■ WHAT IS BEING ASKED
Quote the data below in full, minus the images.

■ DATA PROVIDED
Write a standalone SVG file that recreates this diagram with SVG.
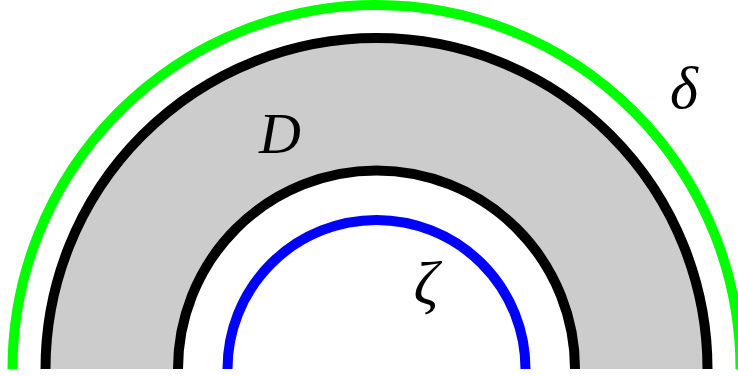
<svg xmlns="http://www.w3.org/2000/svg" width="738" height="376" viewBox="0 0 738 376">
<style>
.arc{fill:none;stroke-width:10;stroke-linecap:butt}
.lbl{font-family:"Liberation Serif","DejaVu Serif",serif;font-style:italic;fill:#000;text-anchor:middle}
</style>
<rect width="738" height="376" fill="#fff"/>
<g id="region-D">
<path d="M45.5 369 A331 331 0 0 1 707.5 369 L575 369 A198.5 198.5 0 0 0 178 369 Z" fill="#cccccc"/>
</g>
<g id="connectors">
<path id="delta" class="arc" stroke="#00ff00" d="M12.5 369 A364 364 0 0 1 740.5 369"/>
<path id="outer" class="arc" stroke="#000" d="M45.5 369 A331 331 0 0 1 707.5 369"/>
<path id="inner" class="arc" stroke="#000" d="M178 369 A198.5 198.5 0 0 1 575 369"/>
<path id="zeta" class="arc" stroke="#0000ff" d="M227.5 369 A149 149 0 0 1 525.5 369"/>
</g>
<g id="labels">
<text class="lbl" x="280" y="153" font-size="58">D</text>
<text class="lbl" x="684" y="108" font-size="60">δ</text>
<text class="lbl" x="426" y="304" font-size="62">ζ</text>
</g>
</svg>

■ RESPONSE TO THE EXERCISE
Write a standalone SVG file that recreates this diagram with SVG.
<svg xmlns="http://www.w3.org/2000/svg" width="738" height="376" viewBox="0 0 738 376">
<style>
.arc{fill:none;stroke-width:10;stroke-linecap:butt}
.lbl{font-family:"Liberation Serif","DejaVu Serif",serif;font-style:italic;fill:#000;text-anchor:middle}
</style>
<rect width="738" height="376" fill="#fff"/>
<g id="region-D">
<path d="M45.5 369 A331 331 0 0 1 707.5 369 L575 369 A198.5 198.5 0 0 0 178 369 Z" fill="#cccccc"/>
</g>
<g id="connectors">
<path id="delta" class="arc" stroke="#00ff00" d="M12.5 369 A364 364 0 0 1 740.5 369"/>
<path id="outer" class="arc" stroke="#000" d="M45.5 369 A331 331 0 0 1 707.5 369"/>
<path id="inner" class="arc" stroke="#000" d="M178 369 A198.5 198.5 0 0 1 575 369"/>
<path id="zeta" class="arc" stroke="#0000ff" d="M227.5 369 A149 149 0 0 1 525.5 369"/>
</g>
<g id="labels">
<text class="lbl" x="280" y="153" font-size="58">D</text>
<text class="lbl" x="684" y="108" font-size="60">δ</text>
<text class="lbl" x="426" y="304" font-size="62">ζ</text>
</g>
</svg>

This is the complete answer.